About him, FBI agents wrote scurrilous unsigned letters on plain paper to Wayne State’s Board of Governors.

And about postscript 2: I completed my dissertation early in my time at Wayne State, was promoted per contract to assistant professor, and then moved on to the University of Hawaii in 1977. Meanwhile, all I could ever learn about my fellow instructor’s dissertation was that it was going to be about Langston Hughes. She never completed it, so far as I know, and per contract she was let go after the expiration of her allotted time as an instructor.

But one sunny day toward the end of my last term at Wayne State I ran into her on the street. “It’s nice to see you!” I cried. “What are you doing now?”

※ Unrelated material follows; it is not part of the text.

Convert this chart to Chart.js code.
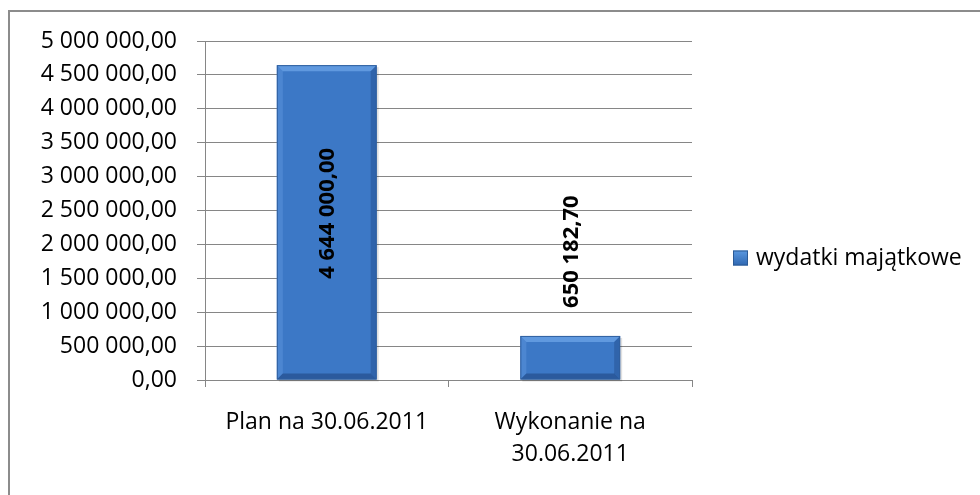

And the former Progressive Labor Party papergirl giggled and replied, “Oh, I’m working for Social Security.”

Note:

* For a Victorian counterexample, consider Dickens’s Bleak House (1852-53), where the country gentleman Sir Leicester Dedlock is a bewildered anachronism, the real power is wielded by the London lawyer Mr. Tulkinghorn, and (to boot) two of the villains, Harold Skimpole and Mr. Turveydrop, are scornfully depicted as caricatures of attitudes left over from Romanticism and the Regency.

Sources:

Churchill, Ward, and Jim Vander Wall. The COINTELPRO Papers: Documents from the FBI’s Secret War against Domestic Dissent. Boston: South End Press, 1990.

Crewdson, John M. “F.B.I. Reportedly Harassed Radicals After Spy Program Ended.” New York Times 23 March 1975. Online.

Mazzetti, Mark. “Burglars Who Took on F.B.I. Abandon Shadows.” New York Times 7 January 2014. Online.

Addendum, November 27, 1915:

This eulogy for David Herreshoff was published online in 2010. It will be seen that I was wrong in calling David merely a Norman Thomas socialist. I wasn’t wrong about his sweetness and gentleness, though.